First we prove that $E$, $M$ and $F$ are collinear. Let $H^{\prime }$ be the reflection of $H$ with respect to $M$. It is known that $A{H}^{\prime }$ is diameter of circumcircle of triangle $ABC$, and so $\angle H^{\prime }CA=90^{\circ }$.

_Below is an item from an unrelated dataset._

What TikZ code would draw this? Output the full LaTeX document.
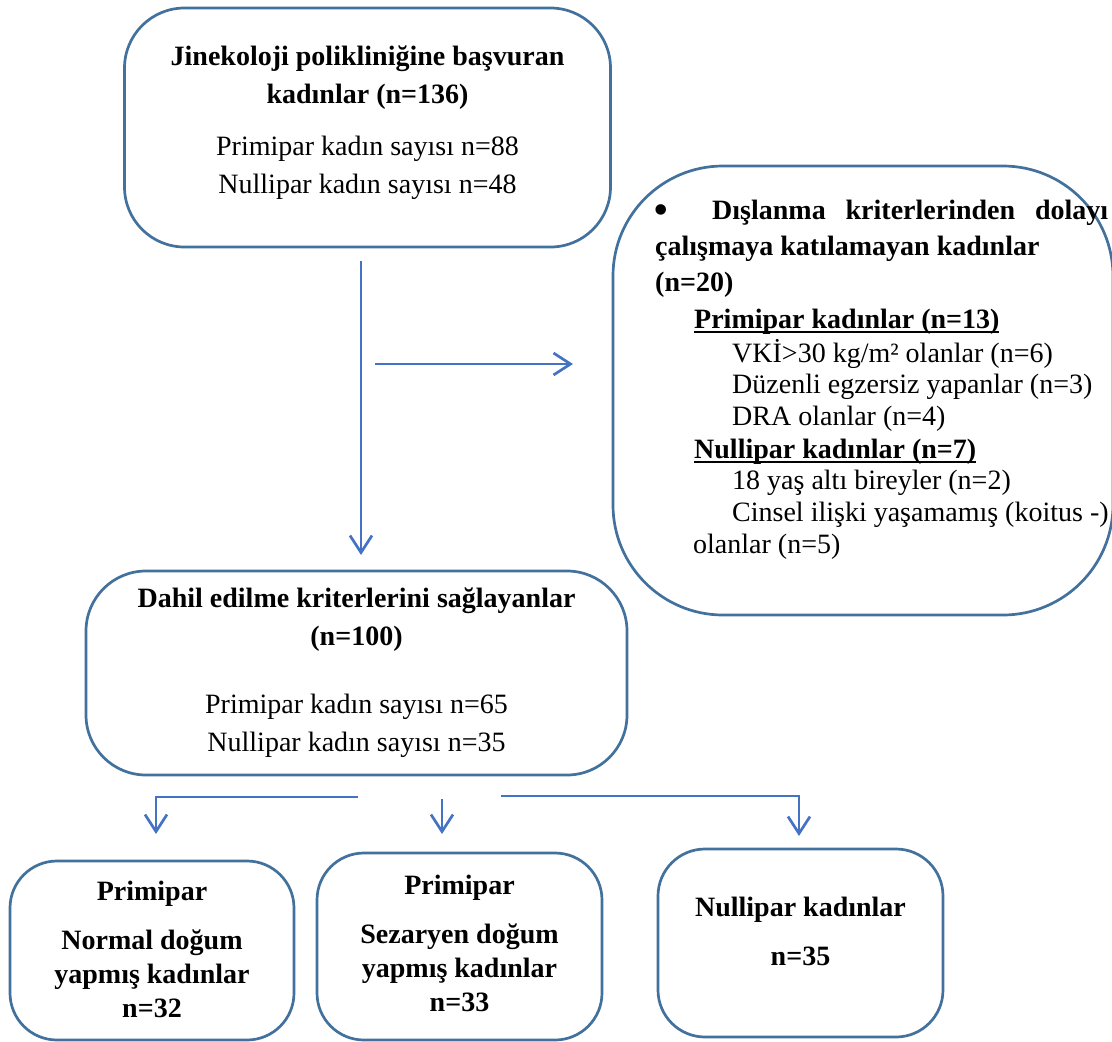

Let $E^{\prime }$ be the intersection point of perpendicular line to $H{H}^{\prime }$ through $M$ with $AC$. The goal is to show that $E^{\prime }\equiv E$. $\angle H^{\prime }M{E}^{\prime }+\angle H^{\prime }C{E}^{\prime }=180^{\circ }$, thus $H^{\prime }M{E}^{\prime }C$ is a cyclic quadrilateral and thus $$\angle C=\angle E{H}^{\prime }M=\angle E^{\prime }HM⟹E^{\prime }\equiv E$$ Using the same argument, it is proved that $\angle HMF=90^{\circ }$. So $EF$ is the perpendicular bisector of $H{H}^{\prime }$. Hence $E$, $M$ and $F$ are collinear. Now we show that $DA{H}^{\prime }K$ is cyclic and points $E$ and $F$ lie on the circumcircle passing through these points. Notice that $$\frac{HM}{H{H}^{\prime }}=\frac{HN}{HA}=\frac{1}{2},$$ therefore $A{H}^{\prime }\parallel MN$ and $\angle MDK=\angle MNK=\angle H^{\prime }AK$ so $DA{H}^{\prime }K$ is cyclic. It suffices to prove that $E$ lies on circumcircle of $DA{H}^{\prime }$. $$\begin{gathered} \begin{array}{l}\angle E{H}^{\prime }D=\angle C\\ \angle DAE=\angle A+\angle B\end{array}\}⟹\angle E{H}^{\prime }D+\angle DAE=180^{\circ } \\ ⟹DAE{H}^{\prime }\text{ is cyclic.} \end{gathered}$$ Hence the claim of the problem.